Separately, the Commission announced that it would pursue the removal of existing obstacles for the European Investment Bank ("EIB") to finance activities in Iran, which could allow the EIB to support EU investment in Iran and could be useful in particular for small and medium-sized companies.

When does it become effective?

The European Parliament and the Council have until 6 August 2018 to express objections against the inclusion of the covered U.S. Iran sanctions within the scope of the EU Blocking Regulation. Absent any objections during this period – which is likely given the strong and vocal support of both institutions for the Commission's initiative – the amended EU Blocking Regulation will enter into force on 6 August 2018, i.e., on the day of the actual reinstatement of the U.S. Iran sanctions following the expiry of the first wind-down period. The amended EU Blocking Regulation could also enter into force before that date if the European Parliament and the Council inform the Commission of their intention not to express any objection.
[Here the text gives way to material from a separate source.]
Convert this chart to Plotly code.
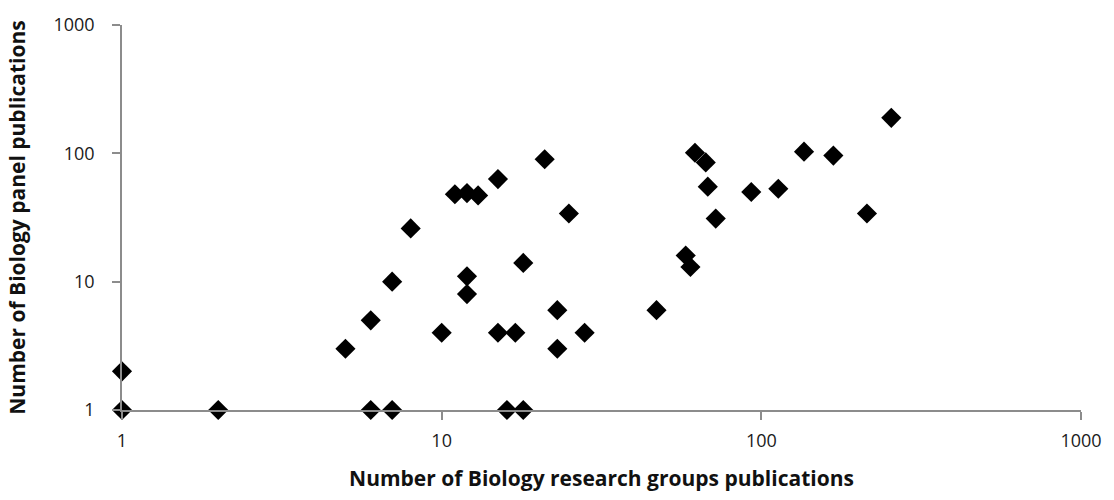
import plotly.graph_objects as go

# Publication counts per research group (x) vs. panel publications (y)
group_pubs = [1, 1, 2, 5, 6, 6, 7, 7, 8, 10, 11, 12, 13, 12, 12, 15, 15, 16, 17, 18,
              18, 21, 23, 23, 25, 28, 47, 58, 60, 62, 67, 68, 72, 93, 113, 136, 168, 214, 255]
panel_pubs = [1, 2, 1, 3, 5, 1, 10, 1, 26, 4, 48, 49, 47, 11, 8, 63, 4, 1, 4, 1,
              14, 90, 6, 3, 34, 4, 6, 16, 13, 101, 85, 55, 31, 50, 53, 103, 96, 34, 189]

tick_vals = [1, 10, 100, 1000]
tick_text = ["1", "10", "100", "1000"]

axis_color = "#8c8c8c"
font_family = "'Open Sans', sans-serif"

fig = go.Figure(
    go.Scatter(
        x=group_pubs,
        y=panel_pubs,
        mode="markers",
        marker=dict(symbol="diamond", size=15.5, color="black", line=dict(width=0)),
        cliponaxis=False,
        showlegend=False,
    )
)

common_axis = dict(
    type="log",
    tickvals=tick_vals,
    ticktext=tick_text,
    showgrid=False,
    zeroline=False,
    showline=True,
    linecolor=axis_color,
    linewidth=1.6,
    ticks="outside",
    ticklen=8,
    tickwidth=1.6,
    tickcolor=axis_color,
    tickfont=dict(family=font_family, size=18, color="#1a1a1a"),
)

fig.update_xaxes(
    **common_axis,
    range=[0, 3],
    ticklabelstandoff=6,
    title=dict(
        text="<b>Number of Biology research groups publications</b>",
        font=dict(family=font_family, size=21, color="#111111"),
        standoff=20,
    ),
)
fig.update_yaxes(
    **common_axis,
    range=[0, 3],
    ticklabelstandoff=14,
    title=dict(
        text="<b>Number of Biology panel publications</b>",
        font=dict(family=font_family, size=21, color="#111111"),
        standoff=22,
    ),
)

fig.update_layout(
    width=1114,
    height=500,
    margin=dict(l=122, r=31, t=19, b=90),
    paper_bgcolor="white",
    plot_bgcolor="white",
)

fig.write_html("out.html")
How should EU companies prepare?

EU companies doing business in Iran should consider their potential exposure to both the amended EU Blocking Regulation and the covered U.S. Iran sanctions. This includes: (1) reviewing whether their activities in Iran are subject to the covered U.S. Iran sanctions; (2) determining whether their contractual obligations with Iranian counterparties and financial institutions contain representations and warranties relating to U.S. sanctions compliance; and (3) assessing potentially applicable penalties under the amended EU Blocking Regulation and the covered U.S. Iran sanctions.

Depending on the extent of their exposure to either regimes, EU companies should also consider: (1) engaging with the Commission and the Member States to determine whether they could be granted an authorisation to comply with the covered U.S. Iran sanctions, and/or (2) engaging with the U.S. authorities to determine whether they could be granted a specific licence or waiver that would allow them to maintain their operations in Iran.